I’ve found that AA9 works best for me when loading 124 and 115 gr bullets but if you use a lighter bullet, you may have to use a faster powder. I loaded up some 90 gr HP using AA9 and was surprised to find they were actually slower than the heavier bullets were because all the powder was not burning before the bullet exited the barrel. It produced quite a flash but was slower. I switched to Bullseye for the 90 gr and got the velocity up where it should be.

I tested a number of different bullets and brands and found that only the bonded bullets retained most of their weight. All other bullets, both jacketed and plated, fragmented or otherwise came apart on impact. If you plan to use your loads for self defense, don’t trust anything but bonded bullets such as Gold Dot, XTP or the Winchester Ranger type bullets.
 
Looks like my problem was in the trigger bar, on another site, seen where someone have same trouble. To check I held down on striker safety lever, then push down on the hump on the trigger bar. Should of springed back when released, it wouldn't. So I had to modify the back some to get it where it would spring back correctly. Won't be able to shoot until Monday, so won't know for sure, but hopefully that was the problem.
 
Very easy to get bullet set back which can ruin your day. Use bulky powders if you can find them to help prevent that, e.g AA9, IMR800X, Bluedot.

as noted,use specific 9mm bullets for 357 SIG. Also as noted,the Montana Gold, also Hornady XTP, and look for long enough lead bullets.
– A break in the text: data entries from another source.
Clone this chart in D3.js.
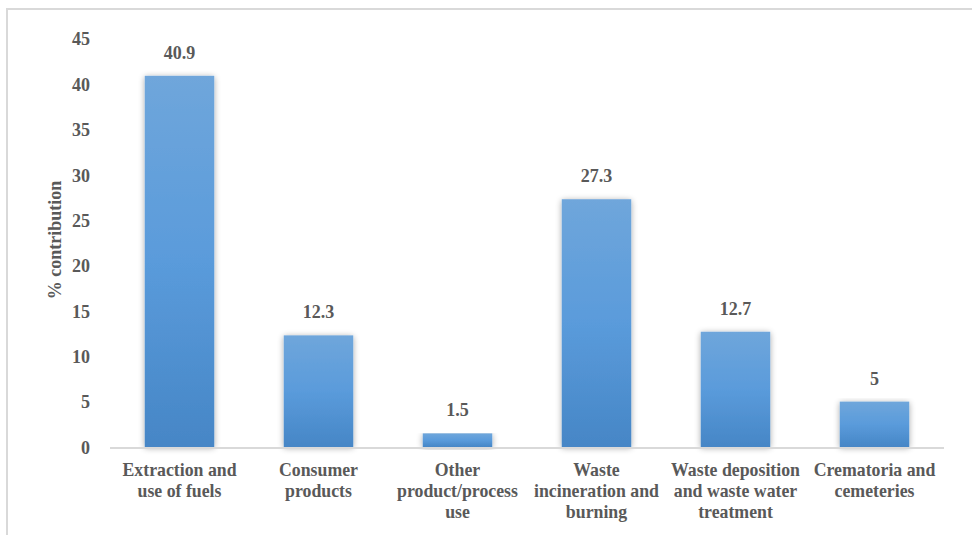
<!DOCTYPE html>
<html>
<head>
<meta charset="utf-8">
<script src="https://cdn.jsdelivr.net/npm/d3@7"></script>
<style>
  html, body { margin: 0; padding: 0; background: #fff; }
  svg { display: block; }
</style>
</head>
<body>
<svg id="chart" width="972" height="535"></svg>
<script>
// Source categories (each label split into display lines)
const categories = [
  ["Extraction and", "use of fuels"],
  ["Consumer", "products"],
  ["Other", "product/process", "use"],
  ["Waste", "incineration and", "burning"],
  ["Waste deposition", "and waste water", "treatment"],
  ["Crematoria and", "cemeteries"]
];
const values = [40.9, 12.3, 1.5, 27.3, 12.7, 5];
const valueLabels = ["40.9", "12.3", "1.5", "27.3", "12.7", "5"];
const yTicks = [0, 5, 10, 15, 20, 25, 30, 35, 40, 45];

const FONT = "'Liberation Serif', 'Times New Roman', serif";
const INK = "#595959";

const svg = d3.select("#chart");
const W = 972, H = 535;
const plotLeft = 110, plotRight = 944, plotTop = 38.6, plotBottom = 447;

// Chart frame (top and left edges visible)
svg.append("rect")
  .attr("x", 7).attr("y", 9)
  .attr("width", W + 20).attr("height", H + 20)
  .attr("fill", "none").attr("stroke", "#d9d9d9").attr("stroke-width", 2);

const defs = svg.append("defs");
const grad = defs.append("linearGradient")
  .attr("id", "barGrad").attr("x1", 0).attr("y1", 0).attr("x2", 0).attr("y2", 1);
grad.append("stop").attr("offset", "0%").attr("stop-color", "#6fa6db");
grad.append("stop").attr("offset", "50%").attr("stop-color", "#5a9bdb");
grad.append("stop").attr("offset", "100%").attr("stop-color", "#4686c6");

const shadow = defs.append("filter").attr("id", "barShadow")
  .attr("x", "-30%").attr("y", "-10%").attr("width", "160%").attr("height", "130%");
shadow.append("feGaussianBlur").attr("in", "SourceAlpha").attr("stdDeviation", 3).attr("result", "blur");
shadow.append("feOffset").attr("in", "blur").attr("dx", 0).attr("dy", 1).attr("result", "off");
shadow.append("feComponentTransfer").attr("in", "off").attr("result", "soft")
  .append("feFuncA").attr("type", "linear").attr("slope", 0.35);
const merge = shadow.append("feMerge");
merge.append("feMergeNode").attr("in", "soft");
merge.append("feMergeNode").attr("in", "SourceGraphic");

const x = d3.scaleBand()
  .domain(d3.range(categories.length))
  .range([plotLeft, plotRight])
  .paddingInner(0.5)
  .paddingOuter(0.25);

const y = d3.scaleLinear().domain([0, 45]).range([plotBottom, plotTop]);

// Y axis tick labels
const yAxis = svg.append("g")
  .attr("transform", `translate(${plotLeft - 20},0)`)
  .call(d3.axisLeft(y).tickValues(yTicks).tickSize(0).tickPadding(0));
yAxis.select(".domain").remove();
yAxis.attr("font-family", FONT).attr("font-size", 18).attr("font-weight", "bold");
yAxis.selectAll("text")
  .attr("dy", "0.35em")
  .attr("fill", INK);

// Y axis title
svg.append("text")
  .attr("transform", `translate(61,240) rotate(-90)`)
  .attr("text-anchor", "middle")
  .attr("font-family", FONT)
  .attr("font-weight", "bold")
  .attr("font-size", 18)
  .attr("fill", INK)
  .text("% contribution");

// Bars
svg.append("g").selectAll("rect")
  .data(values)
  .join("rect")
  .attr("x", (d, i) => x(i))
  .attr("y", d => y(d))
  .attr("width", x.bandwidth())
  .attr("height", d => y(0) - y(d))
  .attr("fill", "url(#barGrad)")
  .attr("filter", "url(#barShadow)");

// Baseline
svg.append("line")
  .attr("x1", plotLeft).attr("x2", plotRight)
  .attr("y1", plotBottom + 1).attr("y2", plotBottom + 1)
  .attr("stroke", "#d9d9d9").attr("stroke-width", 2);

// Value labels
svg.append("g")
  .attr("font-family", FONT).attr("font-weight", "bold").attr("font-size", 18)
  .selectAll("text")
  .data(values)
  .join("text")
  .attr("x", (d, i) => x(i) + x.bandwidth() / 2)
  .attr("y", d => y(d) - 17)
  .attr("text-anchor", "middle")
  .attr("fill", INK)
  .text((d, i) => valueLabels[i]);

// Category labels
const xAxis = svg.append("g")
  .attr("transform", `translate(0,${plotBottom})`)
  .call(d3.axisBottom(x).tickSize(0).tickFormat(""));
xAxis.select(".domain").remove();
xAxis.attr("font-family", FONT).attr("font-size", 17.8).attr("font-weight", "bold");
xAxis.selectAll(".tick").each(function(d) {
  const t = d3.select(this).append("text")
    .attr("text-anchor", "middle")
    .attr("y", 29)
    .attr("fill", INK);
  categories[d].forEach((line, k) => {
    t.append("tspan").attr("x", 0).attr("dy", k === 0 ? 0 : 21).text(line);
  });
});
</script>
</body>
</html>
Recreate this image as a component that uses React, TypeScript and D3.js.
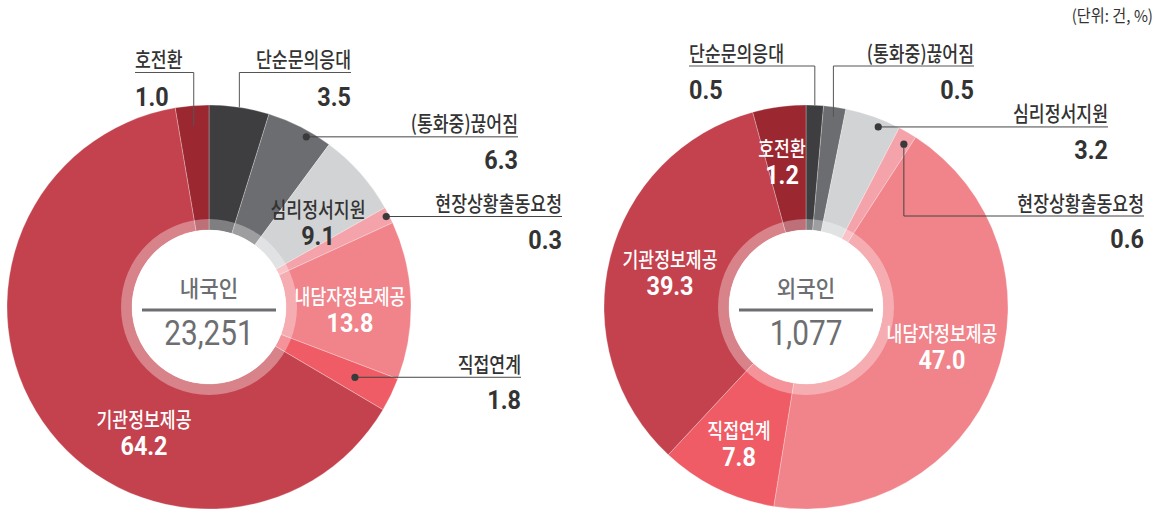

In addition to a bulky powder, (prefer AA9 but haven't found any for a while) I normally use XTPs and crimp with the Lee FCD.

Mike
 
Me and my daughter went out today and finished off the 30 reloads I had left. Didn't have any trouble, they all feed and fired normally. So was the trigger bar from kit that was problem. Looks like I'm good to go now. Now going to load bunch more and have some more fun with pistol. First time my 14 yr. old daughter shot semi pistol, she really enjoyed it. Only other pistol I had was the 460 S&W and she won't shoot it!